Exxon and Shell are in ‘legal limbo’ in the Black Sea following the overthrow of the pro-Moscow Yanukovych regime in Kiev and a vote two days ago in Crimea to split from Ukraine.

Bloomberg reported that Chris Weafer, a partner at Macro Advisory in Moscow, said Exxon and Shell had pursued an “exploration deal with a government which may soon no longer have jurisdiction over the [Crimea] region.”

Exxon and Shell had planned to spend $735 million drilling two wells about 50 miles from the region’s southwest coast, Bloomberg said.

“Exxon sought the rights to drill the Skifska license off Ukraine after discovering the Domino field in 2012 in neighboring Romania, a find large enough to offer that country the prospect of becoming a gas exporter. Exxon Mobil Senior Vice President Andrew Swiger said in an investor presentation last week it still remains interested in getting permission to explore off Ukraine,” according to Bloomberg.

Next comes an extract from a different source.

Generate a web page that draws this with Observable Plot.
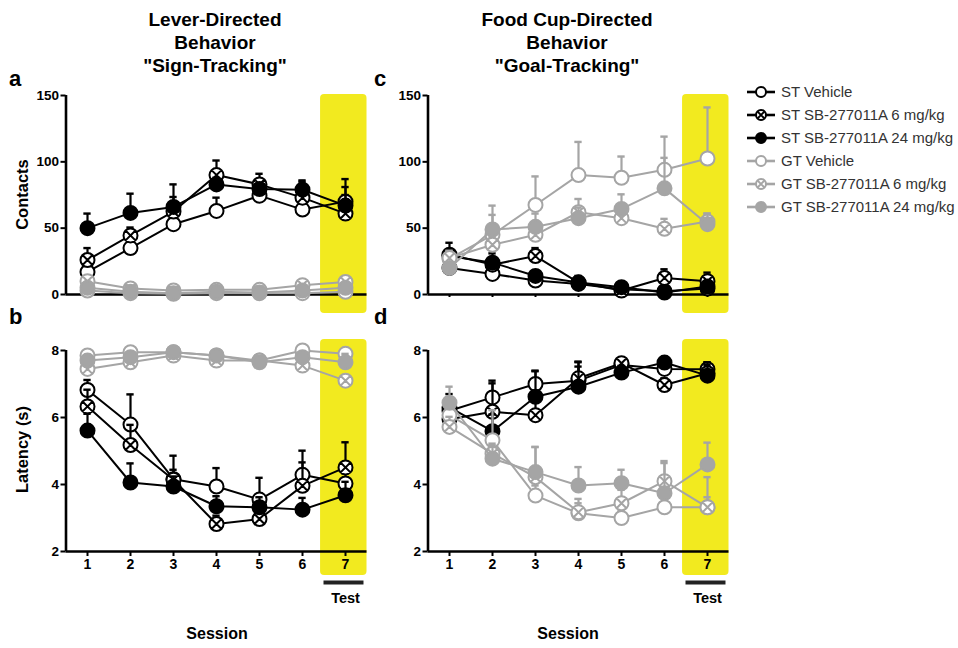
<!DOCTYPE html>
<html>
<head>
<meta charset="utf-8">
<script src="https://cdn.jsdelivr.net/npm/d3@7"></script>
<script src="https://cdn.jsdelivr.net/npm/@observablehq/plot@0.6"></script>
<style>
  html, body { margin: 0; padding: 0; background: #fff; }
  #root { position: relative; width: 958px; height: 648px; overflow: hidden; font-family: "Liberation Sans", Arial, sans-serif; color: #000; }
  .abs { position: absolute; }
  .title { font-family: "Liberation Sans Narrow", "Arial Narrow", "Liberation Sans", Arial, sans-serif; font-stretch: condensed; font-weight: bold; font-size: 19px; line-height: 23px; text-align: center; width: 300px; }
  .letter { font-weight: bold; font-size: 22px; }
  .ylab { font-weight: bold; font-size: 16.5px; transform: rotate(-90deg); transform-origin: center; width: 160px; text-align: center; }
  .xlab { font-weight: bold; font-size: 16px; width: 200px; text-align: center; }
  .leg { font-size: 15px; color: #333; display: flex; align-items: center; height: 23px; }
</style>
</head>
<body>
<div id="root"></div>
<script>
// ---------- data ----------
const sessions = [1, 2, 3, 4, 5, 6, 7];
const testSession = 7;
const seriesNames = ["ST Vehicle", "ST SB-277011A 6 mg/kg", "ST SB-277011A 24 mg/kg",
                     "GT Vehicle", "GT SB-277011A 6 mg/kg", "GT SB-277011A 24 mg/kg"];
const seriesColors = ["#000000", "#000000", "#000000", "#a5a5a5", "#a5a5a5", "#a5a5a5"];
const seriesMarkers = ["open", "cross", "filled", "open", "cross", "filled"];

// Panel a: lever contacts (sign-tracking)
const leverContactsMean = [
  [17, 35, 53, 63, 74.5, 64, 70],
  [26, 44.5, 62.5, 90, 83, 73, 61],
  [50, 61.5, 66, 83, 79.5, 79, 67],
  [3, 1, 0.5, 1, 1, 1, 2],
  [10, 4.5, 3, 3.5, 3.5, 7, 9.5],
  [5, 2, 1, 2, 1.5, 3, 5]
];
const leverContactsSem = [
  [3, 3, 4, 10, 3, 3, 5],
  [9, 6, 11, 11, 8, 13, 20],
  [11, 14.5, 17, 5, 4, 6, 20],
  [1, 0.5, 0.5, 0.5, 0.5, 0.5, 1],
  [2, 1, 1, 1, 1, 2, 2],
  [1, 0.5, 0.5, 0.5, 0.5, 1, 1]
];
// Panel b: lever latency (sign-tracking)
const leverLatencyMean = [
  [6.82, 5.79, 4.16, 3.94, 3.55, 4.29, 4.03],
  [6.33, 5.18, 4.14, 2.82, 2.97, 3.96, 4.51],
  [5.61, 4.06, 3.94, 3.35, 3.32, 3.25, 3.68],
  [7.85, 7.95, 7.95, 7.85, 7.7, 8.0, 7.9],
  [7.45, 7.65, 7.85, 7.7, 7.7, 7.55, 7.1],
  [7.7, 7.8, 7.95, 7.85, 7.65, 7.8, 7.65]
];
const leverLatencySem = [
  [0.3, 0.9, 0.7, 0.55, 0.65, 0.72, 0.3],
  [0.5, 0.6, 0.3, 0.25, 0.2, 0.7, 0.75],
  [0.5, 0.57, 0.3, 0.3, 0.3, 0.35, 0.4],
  [0.1, 0.05, 0.05, 0.1, 0.1, 0.05, 0.1],
  [0.1, 0.1, 0.1, 0.1, 0.1, 0.1, 0.15],
  [0.1, 0.1, 0.05, 0.1, 0.1, 0.1, 0.25]
];
// Panel c: food cup contacts (goal-tracking)
const cupContactsMean = [
  [20, 15.5, 10.5, 8, 4, 2.5, 4.5],
  [30, 22.5, 29, 9, 3, 12.5, 10],
  [29, 24, 14, 9, 5.5, 1.5, 6],
  [27, 45, 67.5, 90, 88, 94, 102.5],
  [27.5, 37.5, 45, 62, 57.5, 49.5, 55],
  [20, 49, 51, 57.5, 64.5, 80, 53]
];
const cupContactsSem = [
  [3, 2, 2, 2, 1, 1, 2],
  [9, 8.5, 6, 5, 2, 6.5, 6.5],
  [3, 3, 3, 2, 1, 1, 2],
  [6, 15, 21.5, 25, 16, 25, 38.5],
  [5, 6, 5, 10, 5, 7.5, 6],
  [4, 18, 10, 8, 11, 23, 8]
];
// Panel d: food cup latency (goal-tracking)
const cupLatencyMean = [
  [6.2, 6.6, 7.0, 7.1, 7.57, 7.45, 7.44],
  [5.95, 6.17, 6.07, 7.17, 7.62, 6.97, 7.32],
  [6.3, 5.59, 6.62, 6.92, 7.34, 7.64, 7.25],
  [6.07, 5.32, 3.67, 3.14, 3.0, 3.32, 3.32],
  [5.72, 4.92, 4.22, 3.17, 3.44, 4.1, 3.32],
  [6.44, 4.77, 4.37, 3.97, 4.04, 3.74, 4.6]
];
const cupLatencySem = [
  [0.3, 0.5, 0.38, 0.55, 0.1, 0.15, 0.2],
  [0.3, 0.85, 0.6, 0.5, 0.1, 0.2, 0.25],
  [0.4, 0.5, 0.78, 0.6, 0.2, 0.1, 0.4],
  [0.2, 0.9, 0.3, 0.3, 0.2, 0.3, 0.3],
  [0.3, 0.3, 0.9, 0.4, 0.4, 0.6, 0.9],
  [0.48, 0.4, 0.75, 0.55, 0.4, 0.9, 0.65]
];
const contactsTicks = [0, 50, 100, 150];
const latencyTicks = [2, 4, 6, 8];

// ---------- helpers ----------
const crossCircle = {
  draw(ctx, size) {
    const r = Math.sqrt(size / Math.PI);
    ctx.moveTo(r, 0);
    ctx.arc(0, 0, r, 0, 2 * Math.PI);
    const a = r * Math.SQRT1_2;
    ctx.moveTo(-a, -a); ctx.lineTo(a, a);
    ctx.moveTo(-a, a); ctx.lineTo(a, -a);
  }
};

function seriesRows(means, sems, k) {
  return sessions.map((s, i) => ({session: s, mean: means[k][i], top: means[k][i] + sems[k][i]}));
}

function panel(means, sems, o) {
  const marks = [];
  // test-session highlight
  marks.push(Plot.rect([{x1: testSession - 0.58, x2: testSession + 0.5, y1: o.yDomain[0], y2: o.yDomain[1]}],
    {x1: "x1", x2: "x2", y1: "y1", y2: "y2", fill: "#f2ea1f", rx: 4, insetTop: o.boxTop, insetBottom: o.boxBottom}));
  // axes
  marks.push(Plot.axisY({ticks: o.yTicks, tickSize: 5, tickPadding: 2, strokeWidth: 2, label: null,
    tickFormat: d => String(d), fontSize: 13.5, fontWeight: "bold"}));
  marks.push(Plot.axisX({ticks: sessions, tickSize: o.showX ? 5 : 3, tickPadding: 3, strokeWidth: 2, label: null,
    tickFormat: o.showX ? (d => String(d)) : (() => ""), fontSize: 14, fontWeight: "bold"}));
  marks.push(Plot.ruleY([o.yDomain[0]], {strokeWidth: 2.6}));
  marks.push(Plot.ruleX([0.5], {y1: o.yDomain[0], y2: o.yDomain[1], strokeWidth: 2.6}));
  // series
  for (let k = 0; k < seriesNames.length; k++) {
    const rows = seriesRows(means, sems, k);
    const c = seriesColors[k];
    marks.push(Plot.line(rows, {x: "session", y: "mean", stroke: c, strokeWidth: 2}));
    marks.push(Plot.ruleX(rows, {x: "session", y1: "mean", y2: "top", stroke: c, strokeWidth: 2.2}));
    marks.push(Plot.ruleY(rows, {y: "top", x1: d => d.session - 0.085, x2: d => d.session + 0.085, stroke: c, strokeWidth: 2.4}));
    const m = seriesMarkers[k];
    marks.push(Plot.dot(rows, {x: "session", y: "mean", r: 7, stroke: c, strokeWidth: 2,
      fill: m === "filled" ? c : "#fff", symbol: m === "cross" ? crossCircle : "circle"}));
  }
  if (o.showX) {
    marks.push(Plot.ruleY([o.yDomain[0]], {x1: testSession - 0.5, x2: testSession + 0.43, dy: 31, strokeWidth: 4, stroke: "#222"}));
    marks.push(Plot.text(["Test"], {x: testSession, y: o.yDomain[0], dy: 47, text: d => d, fontSize: 14.5, fontWeight: "bold"}));
  }
  return Plot.plot({
    width: o.width, height: o.height,
    marginLeft: 65.5, marginRight: 13.5, marginTop: o.marginTop, marginBottom: o.marginBottom,
    x: {domain: [0.5, 7.5]},
    y: {domain: o.yDomain},
    style: {fontFamily: "'Liberation Sans', Arial, sans-serif", fontSize: "13.5px", fontWeight: "bold", background: "transparent", overflow: "visible", color: "#000"},
    marks
  });
}

// ---------- layout ----------
const root = document.getElementById("root");
function place(el, left, top) {
  el.style.position = "absolute"; el.style.left = left + "px"; el.style.top = top + "px";
  root.appendChild(el);
}
function addText(cls, html, left, top, extra) {
  const d = document.createElement("div");
  d.className = "abs " + cls;
  d.innerHTML = html;
  d.style.left = left + "px"; d.style.top = top + "px";
  if (extra) Object.assign(d.style, extra);
  root.appendChild(d);
}

const topOpt = {width: 380, height: 240, marginTop: 15, marginBottom: 26, yDomain: [0, 150], yTicks: contactsTicks, showX: false, boxTop: -1, boxBottom: -19};
const botOpt = {width: 380, height: 318, marginTop: 20, marginBottom: 97, yDomain: [2, 8], yTicks: latencyTicks, showX: true, boxTop: -11, boxBottom: -24};

place(panel(leverContactsMean, leverContactsSem, topOpt), 0, 80);
place(panel(leverLatencyMean, leverLatencySem, botOpt), 0, 330);
place(panel(cupContactsMean, cupContactsSem, topOpt), 362, 80);
place(panel(cupLatencyMean, cupLatencySem, botOpt), 362, 330);

// titles
addText("title", "Lever-Directed<br>Behavior<br>\"Sign-Tracking\"", 65, 8);
addText("title", "Food Cup-Directed<br>Behavior<br>\"Goal-Tracking\"", 417, 8);
// panel letters
addText("letter", "a", 9, 66);
addText("letter", "b", 9, 304);
addText("letter", "c", 374, 66);
addText("letter", "d", 374, 304);
// axis titles
addText("ylab", "Contacts", 22 - 80, 195 - 10);
addText("ylab", "Latency (s)", 22 - 80, 450 - 10);
addText("xlab", "Session", 217 - 100, 625);
addText("xlab", "Session", 568 - 100, 625);

// legend
const legend = document.createElement("div");
legend.className = "abs";
legend.style.left = "745px"; legend.style.top = "80px";
seriesNames.forEach((name, k) => {
  const row = document.createElement("div");
  row.className = "leg";
  const c = seriesColors[k], m = seriesMarkers[k];
  const cross = m === "cross" ? `<path d="M12.5,4.5L19.5,11.5M12.5,11.5L19.5,4.5" stroke="${c}" stroke-width="1.8"/>` : "";
  row.innerHTML = `<svg width="34" height="16" style="margin-right:2px"><line x1="2" x2="30" y1="8" y2="8" stroke="${c}" stroke-width="2.6"/>` +
    `<circle cx="16" cy="8" r="5" fill="${m === "filled" ? c : "#fff"}" stroke="${c}" stroke-width="2"/>${cross}</svg><span>${name}</span>`;
  legend.appendChild(row);
});
root.appendChild(legend);
</script>
</body>
</html>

Last year, Italy’s Eni landed an agreement with the prior Ukraine regime to explore about 800 square miles off Crimea’s eastern coast.

CEO Paolo Scaroni said last week he didn’t know how the situation in Crimea would affect the license, Bloomberg said.

Russia has up to 20,000 troops in the Crimea, according to U.S. estimates.

Fewer than 100 wells have been drilled in the Crimean Black Sea, according to data compiled by Bloomberg. There are more than 7,000 in the North Sea.